Exercise: Write out, word for word, the first line of the data below and every line after it through the one containing "0.0077, 0.0061, 0.0049];".

Source data:
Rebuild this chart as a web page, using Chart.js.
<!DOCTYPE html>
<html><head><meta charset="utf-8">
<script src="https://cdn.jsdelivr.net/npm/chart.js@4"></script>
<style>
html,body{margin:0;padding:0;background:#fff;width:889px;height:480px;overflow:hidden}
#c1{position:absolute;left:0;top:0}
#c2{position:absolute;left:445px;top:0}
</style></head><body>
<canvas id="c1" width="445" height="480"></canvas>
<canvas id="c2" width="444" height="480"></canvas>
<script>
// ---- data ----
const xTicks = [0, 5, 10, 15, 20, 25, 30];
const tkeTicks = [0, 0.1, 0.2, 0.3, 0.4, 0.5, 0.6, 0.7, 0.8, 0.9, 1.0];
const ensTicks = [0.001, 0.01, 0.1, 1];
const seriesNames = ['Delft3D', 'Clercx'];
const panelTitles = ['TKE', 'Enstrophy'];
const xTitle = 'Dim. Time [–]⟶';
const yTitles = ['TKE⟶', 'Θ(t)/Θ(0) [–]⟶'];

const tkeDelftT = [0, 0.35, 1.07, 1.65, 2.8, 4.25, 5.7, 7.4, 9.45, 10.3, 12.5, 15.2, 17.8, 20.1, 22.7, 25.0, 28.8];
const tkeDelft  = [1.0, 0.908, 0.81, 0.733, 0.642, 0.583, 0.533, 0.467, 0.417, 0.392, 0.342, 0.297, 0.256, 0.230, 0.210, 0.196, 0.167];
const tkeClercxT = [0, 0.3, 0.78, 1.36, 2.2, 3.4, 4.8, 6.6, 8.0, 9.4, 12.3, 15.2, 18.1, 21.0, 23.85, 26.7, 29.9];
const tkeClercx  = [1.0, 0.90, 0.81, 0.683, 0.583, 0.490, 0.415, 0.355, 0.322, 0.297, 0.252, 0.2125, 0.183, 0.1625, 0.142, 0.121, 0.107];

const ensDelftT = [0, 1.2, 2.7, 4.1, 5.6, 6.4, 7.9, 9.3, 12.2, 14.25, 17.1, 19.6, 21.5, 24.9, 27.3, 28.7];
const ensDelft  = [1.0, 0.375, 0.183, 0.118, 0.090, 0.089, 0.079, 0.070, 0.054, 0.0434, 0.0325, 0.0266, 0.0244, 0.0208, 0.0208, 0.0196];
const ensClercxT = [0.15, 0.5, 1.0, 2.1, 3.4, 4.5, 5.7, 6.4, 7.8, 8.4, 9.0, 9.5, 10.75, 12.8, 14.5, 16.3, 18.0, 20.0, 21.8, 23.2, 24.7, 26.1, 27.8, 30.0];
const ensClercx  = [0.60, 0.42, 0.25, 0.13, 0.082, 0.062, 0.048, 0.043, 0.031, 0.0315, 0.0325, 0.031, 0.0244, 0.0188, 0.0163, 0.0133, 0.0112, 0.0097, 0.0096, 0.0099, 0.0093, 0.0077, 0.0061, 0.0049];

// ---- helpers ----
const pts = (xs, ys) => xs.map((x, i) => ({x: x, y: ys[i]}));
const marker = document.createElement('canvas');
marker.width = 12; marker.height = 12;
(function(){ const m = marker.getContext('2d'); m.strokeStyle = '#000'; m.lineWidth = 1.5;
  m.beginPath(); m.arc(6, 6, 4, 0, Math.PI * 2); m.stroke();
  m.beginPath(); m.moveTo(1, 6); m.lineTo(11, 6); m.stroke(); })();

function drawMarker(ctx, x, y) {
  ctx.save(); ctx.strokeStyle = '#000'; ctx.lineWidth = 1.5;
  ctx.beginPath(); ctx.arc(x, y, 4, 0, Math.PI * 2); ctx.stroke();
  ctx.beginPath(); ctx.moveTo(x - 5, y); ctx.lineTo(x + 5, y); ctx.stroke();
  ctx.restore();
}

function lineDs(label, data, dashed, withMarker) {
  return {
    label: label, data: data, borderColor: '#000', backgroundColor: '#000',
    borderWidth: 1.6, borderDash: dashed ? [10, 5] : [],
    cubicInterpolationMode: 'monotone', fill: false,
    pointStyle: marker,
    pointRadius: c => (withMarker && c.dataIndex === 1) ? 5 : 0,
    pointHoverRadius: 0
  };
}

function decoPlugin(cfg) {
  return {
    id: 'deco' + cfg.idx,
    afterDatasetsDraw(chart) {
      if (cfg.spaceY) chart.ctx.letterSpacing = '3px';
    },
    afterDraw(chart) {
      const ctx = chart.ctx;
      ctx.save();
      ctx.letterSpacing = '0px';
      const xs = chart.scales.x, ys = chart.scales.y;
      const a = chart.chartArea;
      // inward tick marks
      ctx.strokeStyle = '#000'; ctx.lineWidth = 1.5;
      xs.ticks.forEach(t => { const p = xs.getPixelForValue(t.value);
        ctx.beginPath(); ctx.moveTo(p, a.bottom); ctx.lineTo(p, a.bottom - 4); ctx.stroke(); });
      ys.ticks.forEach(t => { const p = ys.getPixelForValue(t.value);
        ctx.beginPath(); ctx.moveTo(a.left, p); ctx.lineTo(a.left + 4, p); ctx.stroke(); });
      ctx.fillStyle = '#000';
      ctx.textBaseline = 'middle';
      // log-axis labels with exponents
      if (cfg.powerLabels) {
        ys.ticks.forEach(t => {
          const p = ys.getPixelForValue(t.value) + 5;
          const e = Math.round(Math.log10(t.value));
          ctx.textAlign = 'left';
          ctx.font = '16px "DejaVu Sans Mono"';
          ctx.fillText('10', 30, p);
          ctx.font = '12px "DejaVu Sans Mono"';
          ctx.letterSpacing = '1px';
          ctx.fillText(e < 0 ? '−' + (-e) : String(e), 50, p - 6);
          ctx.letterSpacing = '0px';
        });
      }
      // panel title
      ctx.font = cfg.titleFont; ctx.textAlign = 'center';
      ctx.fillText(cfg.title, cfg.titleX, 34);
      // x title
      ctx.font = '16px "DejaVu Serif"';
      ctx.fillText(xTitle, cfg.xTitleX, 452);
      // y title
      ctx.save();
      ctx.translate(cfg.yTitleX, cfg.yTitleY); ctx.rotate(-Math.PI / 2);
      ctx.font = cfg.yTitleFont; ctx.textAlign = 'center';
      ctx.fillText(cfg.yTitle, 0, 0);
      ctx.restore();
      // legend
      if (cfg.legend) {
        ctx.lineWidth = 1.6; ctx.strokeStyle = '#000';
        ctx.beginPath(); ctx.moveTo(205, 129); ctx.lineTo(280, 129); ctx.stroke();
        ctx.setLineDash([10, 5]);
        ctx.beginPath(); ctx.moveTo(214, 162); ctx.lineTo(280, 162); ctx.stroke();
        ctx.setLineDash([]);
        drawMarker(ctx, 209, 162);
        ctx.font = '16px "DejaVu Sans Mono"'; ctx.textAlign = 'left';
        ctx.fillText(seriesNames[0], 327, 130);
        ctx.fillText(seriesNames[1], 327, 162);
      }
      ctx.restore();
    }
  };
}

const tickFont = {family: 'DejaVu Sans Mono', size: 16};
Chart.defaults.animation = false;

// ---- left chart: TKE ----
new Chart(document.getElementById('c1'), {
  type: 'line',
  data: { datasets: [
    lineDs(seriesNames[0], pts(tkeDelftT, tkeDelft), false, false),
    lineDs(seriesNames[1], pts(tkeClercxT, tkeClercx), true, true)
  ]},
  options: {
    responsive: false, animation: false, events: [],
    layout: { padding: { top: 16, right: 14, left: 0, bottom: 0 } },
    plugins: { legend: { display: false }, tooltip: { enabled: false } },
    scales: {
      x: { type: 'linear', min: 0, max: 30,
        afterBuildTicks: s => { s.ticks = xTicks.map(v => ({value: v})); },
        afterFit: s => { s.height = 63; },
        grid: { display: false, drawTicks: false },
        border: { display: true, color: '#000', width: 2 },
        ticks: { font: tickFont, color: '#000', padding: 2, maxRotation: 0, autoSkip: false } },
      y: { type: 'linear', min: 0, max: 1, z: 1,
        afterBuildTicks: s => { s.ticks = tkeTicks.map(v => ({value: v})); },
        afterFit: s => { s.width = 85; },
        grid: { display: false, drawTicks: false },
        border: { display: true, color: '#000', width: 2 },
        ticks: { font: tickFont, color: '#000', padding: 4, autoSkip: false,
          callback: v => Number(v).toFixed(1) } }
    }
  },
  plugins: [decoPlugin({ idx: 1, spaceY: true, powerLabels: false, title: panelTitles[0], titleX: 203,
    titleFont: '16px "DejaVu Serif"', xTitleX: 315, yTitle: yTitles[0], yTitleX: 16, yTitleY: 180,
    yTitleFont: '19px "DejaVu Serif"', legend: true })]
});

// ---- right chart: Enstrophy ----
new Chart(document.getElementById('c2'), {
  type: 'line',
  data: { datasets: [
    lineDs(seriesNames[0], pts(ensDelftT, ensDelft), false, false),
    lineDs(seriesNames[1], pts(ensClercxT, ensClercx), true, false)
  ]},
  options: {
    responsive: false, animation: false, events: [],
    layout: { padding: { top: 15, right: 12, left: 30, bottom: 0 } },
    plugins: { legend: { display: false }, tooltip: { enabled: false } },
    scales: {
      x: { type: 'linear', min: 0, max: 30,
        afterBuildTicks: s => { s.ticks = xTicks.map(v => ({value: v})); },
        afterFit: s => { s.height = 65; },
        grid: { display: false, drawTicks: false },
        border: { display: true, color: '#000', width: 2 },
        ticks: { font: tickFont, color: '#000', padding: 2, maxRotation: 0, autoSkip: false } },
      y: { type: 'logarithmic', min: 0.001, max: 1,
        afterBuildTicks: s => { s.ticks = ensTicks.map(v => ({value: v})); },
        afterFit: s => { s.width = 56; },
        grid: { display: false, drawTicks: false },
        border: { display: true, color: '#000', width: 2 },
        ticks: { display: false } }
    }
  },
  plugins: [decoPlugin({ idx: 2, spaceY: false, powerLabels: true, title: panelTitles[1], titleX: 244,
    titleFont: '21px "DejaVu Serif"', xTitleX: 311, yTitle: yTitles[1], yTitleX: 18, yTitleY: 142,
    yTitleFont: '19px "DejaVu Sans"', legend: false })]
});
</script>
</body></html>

Task output:
Rebuild this chart as a web page, using Chart.js.
<!DOCTYPE html>
<html><head><meta charset="utf-8">
<script src="https://cdn.jsdelivr.net/npm/chart.js@4"></script>
<style>
html,body{margin:0;padding:0;background:#fff;width:889px;height:480px;overflow:hidden}
#c1{position:absolute;left:0;top:0}
#c2{position:absolute;left:445px;top:0}
</style></head><body>
<canvas id="c1" width="445" height="480"></canvas>
<canvas id="c2" width="444" height="480"></canvas>
<script>
// ---- data ----
const xTicks = [0, 5, 10, 15, 20, 25, 30];
const tkeTicks = [0, 0.1, 0.2, 0.3, 0.4, 0.5, 0.6, 0.7, 0.8, 0.9, 1.0];
const ensTicks = [0.001, 0.01, 0.1, 1];
const seriesNames = ['Delft3D', 'Clercx'];
const panelTitles = ['TKE', 'Enstrophy'];
const xTitle = 'Dim. Time [–]⟶';
const yTitles = ['TKE⟶', 'Θ(t)/Θ(0) [–]⟶'];

const tkeDelftT = [0, 0.35, 1.07, 1.65, 2.8, 4.25, 5.7, 7.4, 9.45, 10.3, 12.5, 15.2, 17.8, 20.1, 22.7, 25.0, 28.8];
const tkeDelft  = [1.0, 0.908, 0.81, 0.733, 0.642, 0.583, 0.533, 0.467, 0.417, 0.392, 0.342, 0.297, 0.256, 0.230, 0.210, 0.196, 0.167];
const tkeClercxT = [0, 0.3, 0.78, 1.36, 2.2, 3.4, 4.8, 6.6, 8.0, 9.4, 12.3, 15.2, 18.1, 21.0, 23.85, 26.7, 29.9];
const tkeClercx  = [1.0, 0.90, 0.81, 0.683, 0.583, 0.490, 0.415, 0.355, 0.322, 0.297, 0.252, 0.2125, 0.183, 0.1625, 0.142, 0.121, 0.107];

const ensDelftT = [0, 1.2, 2.7, 4.1, 5.6, 6.4, 7.9, 9.3, 12.2, 14.25, 17.1, 19.6, 21.5, 24.9, 27.3, 28.7];
const ensDelft  = [1.0, 0.375, 0.183, 0.118, 0.090, 0.089, 0.079, 0.070, 0.054, 0.0434, 0.0325, 0.0266, 0.0244, 0.0208, 0.0208, 0.0196];
const ensClercxT = [0.15, 0.5, 1.0, 2.1, 3.4, 4.5, 5.7, 6.4, 7.8, 8.4, 9.0, 9.5, 10.75, 12.8, 14.5, 16.3, 18.0, 20.0, 21.8, 23.2, 24.7, 26.1, 27.8, 30.0];
const ensClercx  = [0.60, 0.42, 0.25, 0.13, 0.082, 0.062, 0.048, 0.043, 0.031, 0.0315, 0.0325, 0.031, 0.0244, 0.0188, 0.0163, 0.0133, 0.0112, 0.0097, 0.0096, 0.0099, 0.0093, 0.0077, 0.0061, 0.0049];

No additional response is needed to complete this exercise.